During the summer of 2020 that followed, hundreds of protests spearheaded by the Black Lives Matter movement spread throughout the US.
But what began as a purely domestic issue, soon spread to more than 60 countries because excessive use of force by police and racial inequity turned out to resonate in many places, galvanizing public outpourings of support for victims everywhere.
An example could be seen in the United Kingdom on May 31, 2020 when according to this story from the BBC, “Thousands of people gathered across central London to protest the killing of an unarmed black man in the United States. They held up signs saying “Justice for George Floyd,” who died in police custody while an officer kneeled on his neck to pin him down.”
Protests were also held in Manchester and Cardiff the same day.
Less than three months later, the tally of protesters was in the tens of millions.
According to an August 9, 2020 story on CNN, “Before Floyd's killing, the highest estimate for any American protest – the 2017 Women's March – was 4.6 million. Polls indicate that, as of mid-June, 2020, as many as 21 million adults had attended a Black Lives Matter or police brutality protest. They continue today, more than 10 weeks after a Minneapolis policeman knelt on Floyd's neck till the life left his body.”
By the time Chauvin’s trail began in March, 2021, the whole world was watching.
The proceedings received extensive global media coverage, with over 23 million people watching the verdict being announced on live television.
Perhaps the most riveting moment in the trial was the evidence presented by Darnella Frazier, the witness who recorded the widely circulated video that spurred so many protests.
She testified that Floyd was “terrified, scared, begging for his life” and saying “I can't breathe” while Chauvin “just stared at us” with “this cold look.”
On April 20, 2021 the jury convicted Chauvin of two counts of murder and one count of manslaughter.
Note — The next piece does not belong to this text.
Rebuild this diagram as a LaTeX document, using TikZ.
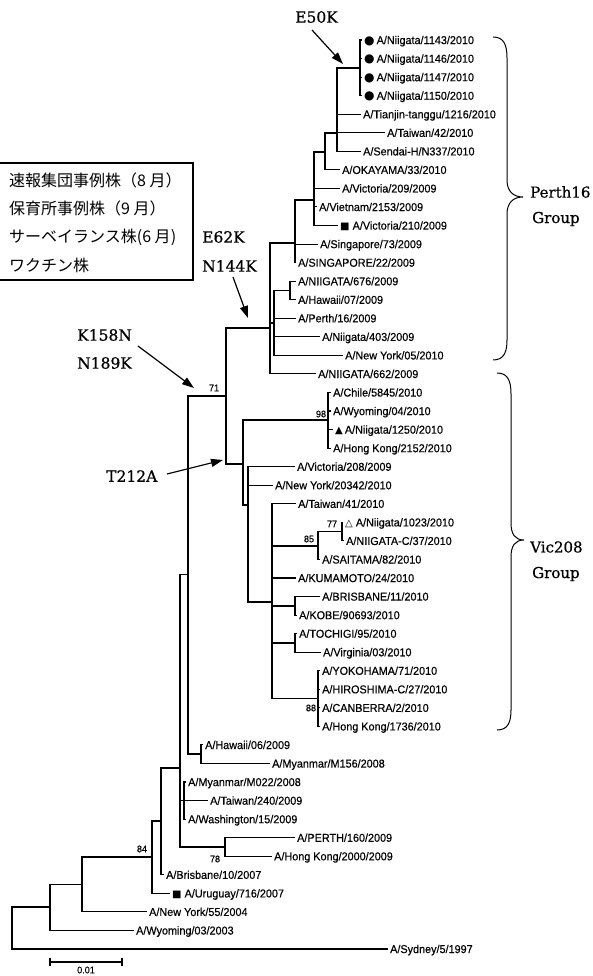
\documentclass[tikz,border=0pt]{standalone}
\usepackage{fontspec}
\setmainfont[FakeBold=0.4,FakeStretch=0.95]{Liberation Sans}
\newfontfamily\serifA[FakeBold=0.7]{DejaVu Serif}
\newfontfamily\cjk{Noto Sans CJK JP}
\newfontfamily\symf{DejaVu Sans}
\usetikzlibrary{arrows.meta}
\newcommand{\mkr}[2][11]{{\symf\fontsize{#1}{#1}\selectfont #2}}
\begin{document}
\begin{tikzpicture}[x=1pt,y=-1pt,
  br/.style={line width=1.1pt},
  leaf/.style={anchor=west, inner xsep=2pt, inner ysep=0pt, font=\fontsize{11.4}{13}\selectfont, text height=8.2pt, text depth=0pt},
  boot/.style={font=\fontsize{9.5}{10}\selectfont, inner sep=0pt},
  mut/.style={font=\serifA\fontsize{15.5}{17}\selectfont, inner sep=0pt, anchor=west},
  grp/.style={font=\serifA\fontsize{15}{17}\selectfont, inner sep=0pt, anchor=west},
  leg/.style={font=\cjk\fontsize{16}{17}\selectfont, inner sep=0pt, anchor=west},
  marr/.style={line width=1.2pt, -{Triangle[length=12pt,width=8pt]}},
  brace/.style={line width=1pt}
]
\useasboundingbox (0,0) rectangle (593,976);
\clip (0,0) rectangle (593,976);

% ---------------- leaves ----------------
\node[leaf] (L1) at (362,40.00) {\mkr[12]{●}\hspace{2pt}A/Niigata/1143/2010};
\node[leaf] (L2) at (362,58.55) {\mkr[12]{●}\hspace{2pt}A/Niigata/1146/2010};
\node[leaf] (L3) at (362,77.10) {\mkr[12]{●}\hspace{2pt}A/Niigata/1147/2010};
\node[leaf] (L4) at (362,95.65) {\mkr[12]{●}\hspace{2pt}A/Niigata/1150/2010};
\node[leaf] (L5) at (361,114.20) {A/Tianjin-tanggu/1216/2010};
\node[leaf] (L6) at (385,132.75) {A/Taiwan/42/2010};
\node[leaf] (L7) at (361,151.30) {A/Sendai-H/N337/2010};
\node[leaf] (L8) at (340,169.85) {A/OKAYAMA/33/2010};
\node[leaf] (L9) at (340,188.40) {A/Victoria/209/2009};
\node[leaf] (L10) at (317,206.95) {A/Vietnam/2153/2009};
\node[leaf] (L11) at (338,225.50) {\mkr[10]{■}\hspace{3pt}A/Victoria/210/2009};
\node[leaf] (L12) at (318,244.05) {A/Singapore/73/2009};
\node[leaf] (L13) at (296,262.60) {A/SINGAPORE/22/2009};
\node[leaf] (L14) at (296,281.15) {A/NIIGATA/676/2009};
\node[leaf] (L15) at (296,299.70) {A/Hawaii/07/2009};
\node[leaf] (L16) at (296,318.25) {A/Perth/16/2009};
\node[leaf] (L17) at (320,336.80) {A/Niigata/403/2009};
\node[leaf] (L18) at (343,355.35) {A/New York/05/2010};
\node[leaf] (L19) at (316,373.90) {A/NIIGATA/662/2009};
\node[leaf] (L20) at (331,392.45) {A/Chile/5845/2010};
\node[leaf] (L21) at (331,411.00) {A/Wyoming/04/2010};
\node[leaf] (L22) at (333,429.55) {\mkr[10]{▲}\hspace{2pt}A/Niigata/1250/2010};
\node[leaf] (L23) at (331,448.10) {A/Hong Kong/2152/2010};
\node[leaf] (L24) at (295,466.65) {A/Victoria/208/2009};
\node[leaf] (L25) at (273,485.20) {A/New York/20342/2010};
\node[leaf] (L26) at (296,503.75) {A/Taiwan/41/2010};
\node[leaf] (L27) at (343,522.30) {\mkr[10]{△}\hspace{3pt}A/Niigata/1023/2010};
\node[leaf] (L28) at (344,540.85) {A/NIIGATA-C/37/2010};
\node[leaf] (L29) at (320,559.40) {A/SAITAMA/82/2010};
\node[leaf] (L30) at (296,577.95) {A/KUMAMOTO/24/2010};
\node[leaf] (L31) at (320,596.50) {A/BRISBANE/11/2010};
\node[leaf] (L32) at (297,615.05) {A/KOBE/90693/2010};
\node[leaf] (L33) at (297,633.60) {A/TOCHIGI/95/2010};
\node[leaf] (L34) at (321,652.15) {A/Virginia/03/2010};
\node[leaf] (L35) at (320,670.70) {A/YOKOHAMA/71/2010};
\node[leaf] (L36) at (320,689.25) {A/HIROSHIMA-C/27/2010};
\node[leaf] (L37) at (320,707.80) {A/CANBERRA/2/2010};
\node[leaf] (L38) at (320,726.35) {A/Hong Kong/1736/2010};
\node[leaf] (L39) at (203,744.90) {A/Hawaii/06/2009};
\node[leaf] (L40) at (270,763.45) {A/Myanmar/M156/2008};
\node[leaf] (L41) at (186,782.00) {A/Myanmar/M022/2008};
\node[leaf] (L42) at (208,800.55) {A/Taiwan/240/2009};
\node[leaf] (L43) at (186,819.10) {A/Washington/15/2009};
\node[leaf] (L44) at (295,837.65) {A/PERTH/160/2009};
\node[leaf] (L45) at (272,856.20) {A/Hong Kong/2000/2009};
\node[leaf] (L46) at (164,874.75) {A/Brisbane/10/2007};
\node[leaf] (L47) at (170,893.30) {\mkr[10]{■}\hspace{3pt}A/Uruguay/716/2007};
\node[leaf] (L48) at (147,911.85) {A/New York/55/2004};
\node[leaf] (L49) at (134,930.40) {A/Wyoming/03/2003};
\node[leaf] (L50) at (388,948.95) {A/Sydney/5/1997};

% ---------------- internal nodes ----------------
\coordinate (R) at (12,928);
\coordinate (NB) at (50,907);
\coordinate (NC) at (82,884.4);
\coordinate (N84) at (152,857);
\coordinate (Nv) at (161,821);
\coordinate (Ns) at (180,768);
\coordinate (Nq) at (188,574.5);
\coordinate (Nr) at (201,754);
\coordinate (Nu) at (184,800.55);
\coordinate (Nt) at (225,847);
\coordinate (Nh) at (226,396);
\coordinate (Ne) at (270,328);
\coordinate (Nd) at (295,243);
\coordinate (Nc) at (314,200);
\coordinate (Nb) at (325,152);
\coordinate (Na) at (337,133);
\coordinate (Nnii) at (360,68);
\coordinate (Nf) at (274,323);
\coordinate (Ng) at (290,290.5);
\coordinate (Ni) at (243,464);
\coordinate (Nj) at (328,420);
\coordinate (Nk) at (248,505);
\coordinate (Nl) at (272,602);
\coordinate (Nm) at (318,546);
\coordinate (N77) at (342,531.6);
\coordinate (Nn) at (295,606);
\coordinate (No) at (295,643);
\coordinate (Np) at (318,698.5);

% ---------------- branches ----------------
\draw[br] (R) |- (NB);  \draw[br] (R) |- (L50.west);
\draw[br] (NB) |- (NC); \draw[br] (NB) |- (L49.west);
\draw[br] (NC) |- (N84); \draw[br] (NC) |- (L48.west);
\draw[br] (N84) |- (Nv); \draw[br] (N84) |- (L47.west);
\draw[br] (Nv) |- (Ns); \draw[br] (Nv) |- (L46.west);
\draw[br] (Ns) |- (Nq); \draw[br] (Ns) |- (Nu); \draw[br] (Ns) |- (Nt);
\draw[br] (Nq) |- (Nh); \draw[br] (Nq) |- (Nr);
\foreach \c in {L39,L40} \draw[br] (Nr) |- (\c.west);
\foreach \c in {L41,L42,L43} \draw[br] (Nu) |- (\c.west);
\foreach \c in {L44,L45} \draw[br] (Nt) |- (\c.west);
\draw[br] (Nh) |- (Ne); \draw[br] (Nh) |- (Ni);
\draw[br] (Ne) |- (Nd); \draw[br] (Ne) |- (Nf); \draw[br] (Ne) |- (L19.west);
\draw[br] (Nd) |- (Nc); \foreach \c in {L12,L13} \draw[br] (Nd) |- (\c.west);
\draw[br] (Nc) |- (Nb); \foreach \c in {L9,L10,L11} \draw[br] (Nc) |- (\c.west);
\draw[br] (Nb) |- (Na); \draw[br] (Nb) |- (L8.west);
\draw[br] (Na) |- (Nnii); \foreach \c in {L5,L6,L7} \draw[br] (Na) |- (\c.west);
\foreach \c in {L1,L2,L3,L4} \draw[br] (Nnii) |- (\c.west);
\draw[br] (Nf) |- (Ng); \foreach \c in {L16,L17,L18} \draw[br] (Nf) |- (\c.west);
\foreach \c in {L14,L15} \draw[br] (Ng) |- (\c.west);
\draw[br] (Ni) |- (Nj); \draw[br] (Ni) |- (Nk);
\foreach \c in {L20,L21,L22,L23} \draw[br] (Nj) |- (\c.west);
\draw[br] (Nk) |- (Nl); \foreach \c in {L24,L25} \draw[br] (Nk) |- (\c.west);
\draw[br] (Nl) |- (Nm); \draw[br] (Nl) |- (Nn); \draw[br] (Nl) |- (No); \draw[br] (Nl) |- (Np);
\foreach \c in {L26,L30} \draw[br] (Nl) |- (\c.west);
\draw[br] (Nm) |- (N77); \draw[br] (Nm) |- (L29.west);
\foreach \c in {L27,L28} \draw[br] (N77) |- (\c.west);
\foreach \c in {L31,L32} \draw[br] (Nn) |- (\c.west);
\foreach \c in {L33,L34} \draw[br] (No) |- (\c.west);
\foreach \c in {L35,L36,L37,L38} \draw[br] (Np) |- (\c.west);

% ---------------- bootstrap values ----------------
\node[boot] (b71) at (214,388) {71};
\node[boot] (b98) at (321,414) {98};
\node[boot] (b77) at (332,524) {77};
\node[boot] (b85) at (309,539) {85};
\node[boot] (b88) at (311,708) {88};
\node[boot] (b84) at (142,849) {84};
\node[boot] (b78) at (215,859) {78};

% ---------------- mutations ----------------
\node[mut] (mE50K) at (295,17) {E50K};
\node[mut] (mE62K) at (202,237) {E62K};
\node[mut] (mN144K) at (202,266) {N144K};
\node[mut] (mK158N) at (77,335) {K158N};
\node[mut] (mN189K) at (77,363) {N189K};
\node[mut] (mT212A) at (106,476) {T212A};
\coordinate (a1s) at (312,30);  \coordinate (a1e) at (343,64);
\coordinate (a2s) at (233,277); \coordinate (a2e) at (248,318);
\coordinate (a3s) at (138,346); \coordinate (a3e) at (194,388);
\coordinate (a4s) at (167,474); \coordinate (a4e) at (223,460);
\draw[marr] (a1s) -- (a1e);
\draw[marr] (a2s) -- (a2e);
\draw[marr] (a3s) -- (a3e);
\draw[marr] (a4s) -- (a4e);

% ---------------- braces ----------------
\draw[brace] (493,37) .. controls (504,37) and (507,45) .. (507,58) -- (507,180)
  .. controls (507,191) and (513,197) .. (523,197)
  .. controls (513,197) and (507,203) .. (507,214) -- (507,340)
  .. controls (507,352) and (504,360) .. (493,360);
\draw[brace] (497,373) .. controls (508,373) and (511,381) .. (511,394) -- (511,523)
  .. controls (511,534) and (515,540) .. (524,540)
  .. controls (515,540) and (511,546) .. (511,557) -- (511,710)
  .. controls (511,722) and (508,730) .. (497,730);
\node[grp] (gP1) at (530,192) {Perth16};
\node[grp] (gP2) at (532,219) {Group};
\node[grp] (gV1) at (530,547) {Vic208};
\node[grp] (gV2) at (532,574) {Group};

% ---------------- legend ----------------
\draw[line width=1.1pt] (-10,163) rectangle (193,280);
\node[leg] (lg1) at (9,180) {速報集団事例株（8 月）};
\node[leg] (lg2) at (9,208.5) {保育所事例株（9 月）};
\node[leg] (lg3) at (9,237) {サーベイランス株(6 月)};
\node[leg] (lg4) at (9,265) {ワクチン株};

% ---------------- scale bar ----------------
\coordinate (s1) at (50,962); \coordinate (s2) at (122,962);
\draw[line width=1.1pt] (s1) -- (s2);
\draw[line width=1.1pt] ([yshift=-4pt]s1) -- ([yshift=4pt]s1);
\draw[line width=1.1pt] ([yshift=-4pt]s2) -- ([yshift=4pt]s2);
\node[boot] (sl) at (86,970) {0.01};
\end{tikzpicture}
\end{document}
On June 25, he was sentenced to 22-1/2 years in prison.
Even before the Chauvin verdict, however, the protests seemed to be having some effect on public policy.
Police accountability bills have been introduced in Congress – though none have become law.
The George Floyd Justice in Policing Act was passed by the House in March, but it has not been acted upon in the US Senate.
More significantly, a national debate at the state and local level about the scope and effectiveness of law enforcement has been engaged. Many jurisdictions – including Minneapolis – have passed significant reforms.
An example of note was the state of Washington where the Legislature passed several bills that address tactics police can use, the degree of force an officer may use, and factors that law enforcement must consider before using any degree of force, among several other sweeping changes.
In many other ways the protest movement spurred related action: Symbols associated with slavery have been removed in many locations; tributes to Confederates and others who espoused hate are falling. Athletes kneeling during the national anthem aren't seen as un-American anymore.
An insightful analysis The Police Reform Movement Transcends Derek Chauvin’s Trial by Andrew Cohen at the Brennan Center for Justice summarized the situation succinctly.
“The debate over policing in the wake of Floyd’s death will last beyond Chauvin’s trial and has already been shaped by what happened last May in Minneapolis … George Floyd’s death refueled a movement that transcends the Chauvin case, always has and always will, and that’s the truth.”
While some may see the progress on climate change, police reform and racial justice as too slow and too little, it is undeniable that these issues had a higher profile than ever around the globe in 2021.
The engagement of thousands of activists in so many countries and on so many levels has without doubt boosted public awareness and, in many cases, resulted in policy changes that have been responsive to public pressure.
In those countries where elected leaders are accountable to their voters, it is a hopeful sign that expressions of public opinion through direct political action have had a positive impact in 2021.
It’s likely this will continue in the coming year, because much work remains to be done resolving the major issues of our times.